On June 28, a magistrate judge in the U.S. District Court for the Southern District of Ohio issued a report recommending that the defendant’s motion to dismiss be denied because the plaintiff had standing under the Telephone Consumer Protection Act (TCPA) even though the calls in question were not intended for the plaintiff.

In Stamler v. Guardian Savings Bank, the plaintiff brought a putative class action under the TCPA after she received 13 phone calls and artificial or prerecorded voice messages on her cellphone that were meant for someone else. The plaintiff alleged she suffered “actual harm as a result of defendant’s calls” including “an invasion of privacy, an intrusion into her life, [and] a private nuisance.”

The defendant moved to dismiss the case, arguing that the plaintiff alleged no “actual injury in fact” and thus lacked constitutional standing under Article III. The defendant also argued the calls in question were not solicitations, and therefore did not violate the TCPA.

Upon review of the defendant’s motion, the magistrate judge ruled that while the plaintiff had alleged no “tangible” injury, such as an increase in her cell phone bill from the unwanted calls, the Sixth Circuit cases squarely hold that a plaintiff’s receipt of a single unwanted voicemail is “injury enough” to establish Article III standing. The court reasoned that “the intrusion caused by unwanted phone calls bears a ‘close relationship’ to the kind of harm protected by common-law intrusion upon seclusion.”

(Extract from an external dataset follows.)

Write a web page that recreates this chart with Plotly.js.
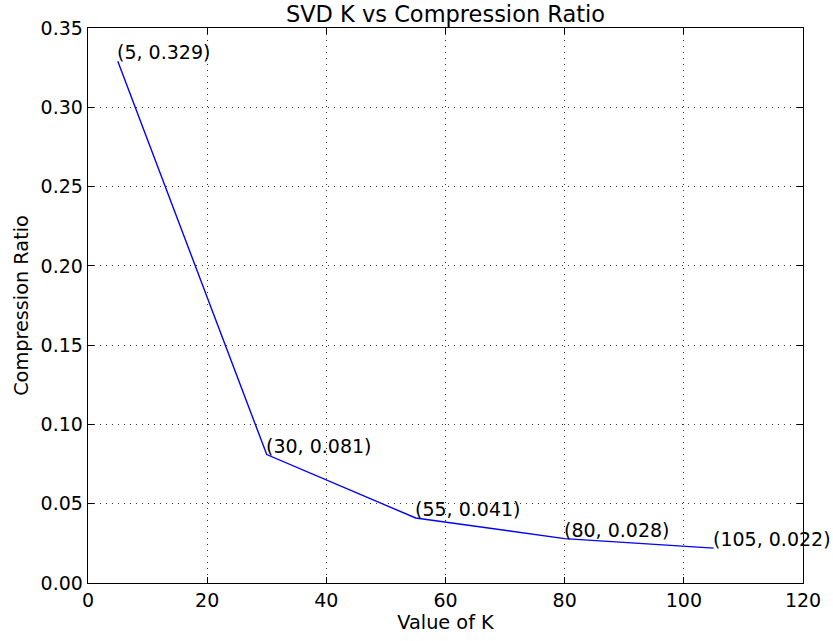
<!DOCTYPE html>
<html>
<head>
<meta charset="utf-8">
<script src="https://cdn.plot.ly/plotly-3.0.1.min.js"></script>
<style>html,body{margin:0;padding:0;background:#fff;}#chart{width:833px;height:641px;}</style>
</head>
<body>
<div id="chart"></div>
<script>
const kValues = [5, 30, 55, 80, 105];
const ratios = [0.329, 0.081, 0.041, 0.028, 0.022];
const labels = ["(5, 0.329)", "(30, 0.081)", "(55, 0.041)", "(80, 0.028)", "(105, 0.022)"];
const xTicks = [0, 20, 40, 60, 80, 100, 120];
const yTicks = [0.00, 0.05, 0.10, 0.15, 0.20, 0.25, 0.30, 0.35];

const font = "DejaVu Sans, sans-serif";
const trace = {
  x: kValues, y: ratios, type: "scatter", mode: "lines",
  line: {color: "#0000ff", width: 1.4}, hoverinfo: "none", cliponaxis: false
};
const annotations = kValues.map((k, i) => ({
  x: k, y: ratios[i], xref: "x", yref: "y", text: labels[i], showarrow: false,
  xanchor: "left", yanchor: "bottom", xshift: -3, yshift: -4,
  font: {family: font, size: 19, color: "#000"}
}));
const axisCommon = {
  showline: true, linecolor: "#000", linewidth: 1.3, mirror: "allticks",
  ticks: "inside", ticklen: 6, tickcolor: "#000", tickwidth: 1,
  showgrid: true, gridcolor: "#333", gridwidth: 1, griddash: "1px,5px",
  zeroline: false, tickfont: {family: font, size: 19, color: "#000"}
};
const layout = {
  width: 833, height: 641,
  margin: {l: 88, r: 30, t: 28, b: 58},
  paper_bgcolor: "#fff", plot_bgcolor: "#fff",
  showlegend: false,
  title: {text: "SVD K vs Compression Ratio", font: {family: font, size: 22.5, color: "#000"}, x: 0.5, xref: "paper", y: 0.978, yanchor: "middle"},
  xaxis: Object.assign({}, axisCommon, {
    range: [0, 120], tickvals: xTicks, ticktext: xTicks.map(String),
    title: {text: "Value of K", font: {family: font, size: 19.3, color: "#000"}, standoff: 4}
  }),
  yaxis: Object.assign({}, axisCommon, {
    range: [0, 0.35], tickvals: yTicks, ticktext: yTicks.map(v => v.toFixed(2)),
    title: {text: "Compression Ratio", font: {family: font, size: 19.3, color: "#000"}, standoff: 6}
  }),
  annotations: annotations
};
Plotly.newPlot("chart", [trace], layout, {displayModeBar: false, staticPlot: true});
</script>
</body>
</html>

The court further noted that the defendant failed to cite any controlling authority that supported its claim that a caller’s identification of calls as “not a solicitation” pre-emptively exempts them from violating the TCPA. Instead, the court noted that the Sixth Circuit has held that receipt of even a single call for commercial purposes presents a concrete harm sufficient to confer standing to make a claim under the TCPA.